→ **Task instructions**
Drop every picture, then transcribe the remaining data exactly.
** START Material provided **
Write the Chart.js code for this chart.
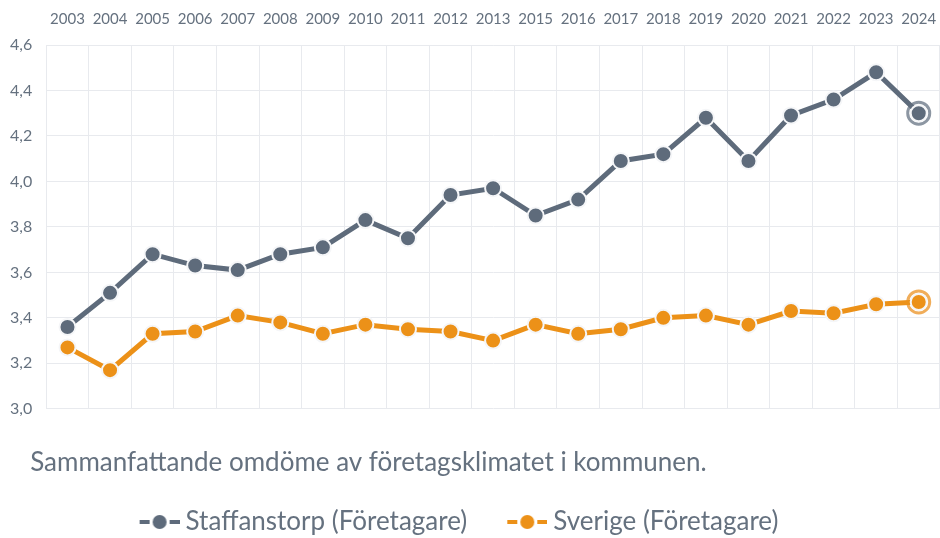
<!DOCTYPE html>
<html>
<head>
<meta charset="utf-8">
<script src="https://cdn.jsdelivr.net/npm/chart.js@4/dist/chart.umd.min.js"></script>
<style>
  html, body { margin: 0; padding: 0; background: #fff; }
  #wrap { width: 940px; height: 538px; }
</style>
</head>
<body>
<div id="wrap"><canvas id="chart"></canvas></div>
<script>
const years = ['2003', '2004', '2005', '2006', '2007', '2008', '2009', '2010', '2011', '2012', '2013',
  '2015', '2016', '2017', '2018', '2019', '2020', '2021', '2022', '2023', '2024'];
const staffanstorp = [3.36, 3.51, 3.68, 3.63, 3.61, 3.68, 3.71, 3.83, 3.75, 3.94, 3.97,
  3.85, 3.92, 4.09, 4.12, 4.28, 4.09, 4.29, 4.36, 4.48, 4.30];
const sverige = [3.27, 3.17, 3.33, 3.34, 3.41, 3.38, 3.33, 3.37, 3.35, 3.34, 3.30,
  3.37, 3.33, 3.35, 3.40, 3.41, 3.37, 3.43, 3.42, 3.46, 3.47];
const seriesNames = ['Staffanstorp (Företagare)', 'Sverige (Företagare)'];
const yTicks = [3.0, 3.2, 3.4, 3.6, 3.8, 4.0, 4.2, 4.4, 4.6];
const titleText = 'Sammanfattande omdöme av företagsklimatet i kommunen.';

const grey = '#5e6b7b';
const orange = '#ec9118';
const ringGrey = '#8c96a2';
const ringOrange = '#f0ad5a';
const textColor = '#65717f';
const fontFamily = 'Lato, "Open Sans", sans-serif';

// big end points should not push the plot area inwards
Chart.LineController.prototype.getMaxOverflow = () => 0;

// only the last point gets the ring
const lastOnly = arr => arr.map((v, i) => (i === arr.length - 1 ? v : null));

// legend marker: dash - dot - dash, drawn at the right end of a wider canvas
const iconBox = 59;
const legendIcon = color => {
  const c = document.createElement('canvas');
  c.width = iconBox + 14;
  c.height = 16;
  const ctx = c.getContext('2d');
  const x0 = c.width - 40;
  ctx.fillStyle = color;
  ctx.fillRect(x0, 6, 10, 4);
  ctx.fillRect(x0 + 30, 6, 10, 4);
  ctx.beginPath();
  ctx.arc(x0 + 20, 8, 7, 0, Math.PI * 2);
  ctx.fill();
  return c;
};

const lineSet = (label, data, color) => ({
  label,
  data,
  borderColor: color,
  backgroundColor: color,
  borderWidth: 5,
  pointRadius: 8,
  pointBorderWidth: 2,
  pointBorderColor: '#f5f6f8',
  pointBackgroundColor: color,
  pointHoverRadius: 8,
  tension: 0,
  order: 1,
  clip: false,
  legendIcon: legendIcon(color)
});

const ringSet = (data, color) => ({
  label: '',
  data: lastOnly(data),
  showLine: false,
  pointRadius: 11,
  pointBorderWidth: 3,
  pointBorderColor: color,
  pointBackgroundColor: '#fff',
  order: 2,
  clip: false,
  isRing: true
});

const shiftBlocks = {
  id: 'shiftBlocks',
  afterLayout(chart) {
    if (chart.titleBlock) {
      chart.titleBlock.left = chart.chartArea.left - 16;
    }
    if (chart.legend) {
      chart.legend.left -= 22;
      chart.legend.right -= 22;
    }
  }
};

new Chart(document.getElementById('chart'), {
  type: 'line',
  data: {
    labels: years,
    datasets: [
      lineSet(seriesNames[0], staffanstorp, grey),
      lineSet(seriesNames[1], sverige, orange),
      ringSet(staffanstorp, ringGrey),
      ringSet(sverige, ringOrange)
    ]
  },
  options: {
    responsive: true,
    maintainAspectRatio: false,
    animation: false,
    events: [],
    layout: { padding: { left: -4, right: 0, top: -7, bottom: -7 } },
    scales: {
      x: {
        position: 'top',
        offset: true,
        grid: { offset: true, color: '#e8eaee', drawTicks: false },
        border: { color: '#e8eaee' },
        afterFit: scale => { scale.paddingLeft = 0; scale.paddingRight = 0; },
        ticks: {
          color: textColor,
          font: { family: fontFamily, size: 15 },
          padding: 17,
          maxRotation: 0,
          autoSkip: false
        }
      },
      y: {
        min: yTicks[0],
        max: yTicks[yTicks.length - 1],
        afterBuildTicks: axis => { axis.ticks = yTicks.map(v => ({ value: v })); },
        grid: { color: '#e8eaee', drawTicks: false },
        border: { color: '#e8eaee' },
        ticks: {
          color: textColor,
          font: { family: fontFamily, size: 16 },
          padding: 14,
          callback: v => v.toFixed(1).replace('.', ',')
        }
      }
    },
    plugins: {
      tooltip: { enabled: false },
      title: {
        display: true,
        text: titleText,
        position: 'bottom',
        align: 'start',
        weight: 500,
        color: textColor,
        font: { family: fontFamily, size: 26, weight: 'normal' },
        padding: { top: 38, bottom: 17 }
      },
      legend: {
        position: 'bottom',
        weight: 1000,
        labels: {
          color: textColor,
          font: { family: fontFamily, size: 26 },
          usePointStyle: true,
          pointStyleWidth: iconBox,
          padding: 14,
          generateLabels: chart => chart.data.datasets
            .map((ds, i) => ({ ds, i }))
            .filter(o => !o.ds.isRing)
            .map(o => ({
              text: o.ds.label,
              fillStyle: o.ds.borderColor,
              strokeStyle: o.ds.borderColor,
              lineWidth: 0,
              pointStyle: o.ds.legendIcon,
              fontColor: textColor,
              datasetIndex: o.i,
              hidden: false
            }))
        }
      }
    }
  },
  plugins: [shiftBlocks]
});
</script>
</body>
</html>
** END Material provided **
→ **Solved exercise**
Write the Chart.js code for this chart.
<!DOCTYPE html>
<html>
<head>
<meta charset="utf-8">
<script src="https://cdn.jsdelivr.net/npm/chart.js@4/dist/chart.umd.min.js"></script>
<style>
  html, body { margin: 0; padding: 0; background: #fff; }
  #wrap { width: 940px; height: 538px; }
</style>
</head>
<body>
<div id="wrap"><canvas id="chart"></canvas></div>
<script>
const years = ['2003', '2004', '2005', '2006', '2007', '2008', '2009', '2010', '2011', '2012', '2013',
  '2015', '2016', '2017', '2018', '2019', '2020', '2021', '2022', '2023', '2024'];
const staffanstorp = [3.36, 3.51, 3.68, 3.63, 3.61, 3.68, 3.71, 3.83, 3.75, 3.94, 3.97,
  3.85, 3.92, 4.09, 4.12, 4.28, 4.09, 4.29, 4.36, 4.48, 4.30];
const sverige = [3.27, 3.17, 3.33, 3.34, 3.41, 3.38, 3.33, 3.37, 3.35, 3.34, 3.30,
  3.37, 3.33, 3.35, 3.40, 3.41, 3.37, 3.43, 3.42, 3.46, 3.47];
const seriesNames = ['Staffanstorp (Företagare)', 'Sverige (Företagare)'];
const yTicks = [3.0, 3.2, 3.4, 3.6, 3.8, 4.0, 4.2, 4.4, 4.6];
const titleText = 'Sammanfattande omdöme av företagsklimatet i kommunen.';

const grey = '#5e6b7b';
const orange = '#ec9118';
const ringGrey = '#8c96a2';
const ringOrange = '#f0ad5a';
const textColor = '#65717f';
const fontFamily = 'Lato, "Open Sans", sans-serif';

// big end points should not push the plot area inwards
Chart.LineController.prototype.getMaxOverflow = () => 0;

// only the last point gets the ring
const lastOnly = arr => arr.map((v, i) => (i === arr.length - 1 ? v : null));

// legend marker: dash - dot - dash, drawn at the right end of a wider canvas
const iconBox = 59;
const legendIcon = color => {
  const c = document.createElement('canvas');
  c.width = iconBox + 14;
  c.height = 16;
  const ctx = c.getContext('2d');
  const x0 = c.width - 40;
  ctx.fillStyle = color;
  ctx.fillRect(x0, 6, 10, 4);
  ctx.fillRect(x0 + 30, 6, 10, 4);
  ctx.beginPath();
  ctx.arc(x0 + 20, 8, 7, 0, Math.PI * 2);
  ctx.fill();
  return c;
};

const lineSet = (label, data, color) => ({
  label,
  data,
  borderColor: color,
  backgroundColor: color,
  borderWidth: 5,
  pointRadius: 8,
  pointBorderWidth: 2,
  pointBorderColor: '#f5f6f8',
  pointBackgroundColor: color,
  pointHoverRadius: 8,
  tension: 0,
  order: 1,
  clip: false,
  legendIcon: legendIcon(color)
});

const ringSet = (data, color) => ({
  label: '',
  data: lastOnly(data),
  showLine: false,
  pointRadius: 11,
  pointBorderWidth: 3,
  pointBorderColor: color,
  pointBackgroundColor: '#fff',
  order: 2,
  clip: false,
  isRing: true
});

const shiftBlocks = {
  id: 'shiftBlocks',
  afterLayout(chart) {
    if (chart.titleBlock) {
      chart.titleBlock.left = chart.chartArea.left - 16;
    }
    if (chart.legend) {
      chart.legend.left -= 22;
      chart.legend.right -= 22;
    }
  }
};

new Chart(document.getElementById('chart'), {
  type: 'line',
  data: {
    labels: years,
    datasets: [
      lineSet(seriesNames[0], staffanstorp, grey),
      lineSet(seriesNames[1], sverige, orange),
      ringSet(staffanstorp, ringGrey),
      ringSet(sverige, ringOrange)
    ]
  },
  options: {
    responsive: true,
    maintainAspectRatio: false,
    animation: false,
    events: [],
    layout: { padding: { left: -4, right: 0, top: -7, bottom: -7 } },
    scales: {
      x: {
        position: 'top',
        offset: true,
        grid: { offset: true, color: '#e8eaee', drawTicks: false },
        border: { color: '#e8eaee' },
        afterFit: scale => { scale.paddingLeft = 0; scale.paddingRight = 0; },
        ticks: {
          color: textColor,
          font: { family: fontFamily, size: 15 },
          padding: 17,
          maxRotation: 0,
          autoSkip: false
        }
      },
      y: {
        min: yTicks[0],
        max: yTicks[yTicks.length - 1],
        afterBuildTicks: axis => { axis.ticks = yTicks.map(v => ({ value: v })); },
        grid: { color: '#e8eaee', drawTicks: false },
        border: { color: '#e8eaee' },
        ticks: {
          color: textColor,
          font: { family: fontFamily, size: 16 },
          padding: 14,
          callback: v => v.toFixed(1).replace('.', ',')
        }
      }
    },
    plugins: {
      tooltip: { enabled: false },
      title: {
        display: true,
        text: titleText,
        position: 'bottom',
        align: 'start',
        weight: 500,
        color: textColor,
        font: { family: fontFamily, size: 26, weight: 'normal' },
        padding: { top: 38, bottom: 17 }
      },
      legend: {
        position: 'bottom',
        weight: 1000,
        labels: {
          color: textColor,
          font: { family: fontFamily, size: 26 },
          usePointStyle: true,
          pointStyleWidth: iconBox,
          padding: 14,
          generateLabels: chart => chart.data.datasets
            .map((ds, i) => ({ ds, i }))
            .filter(o => !o.ds.isRing)
            .map(o => ({
              text: o.ds.label,
              fillStyle: o.ds.borderColor,
              strokeStyle: o.ds.borderColor,
              lineWidth: 0,
              pointStyle: o.ds.legendIcon,
              fontColor: textColor,
              datasetIndex: o.i,
              hidden: false
            }))
        }
      }
    }
  },
  plugins: [shiftBlocks]
});
</script>
</body>
</html>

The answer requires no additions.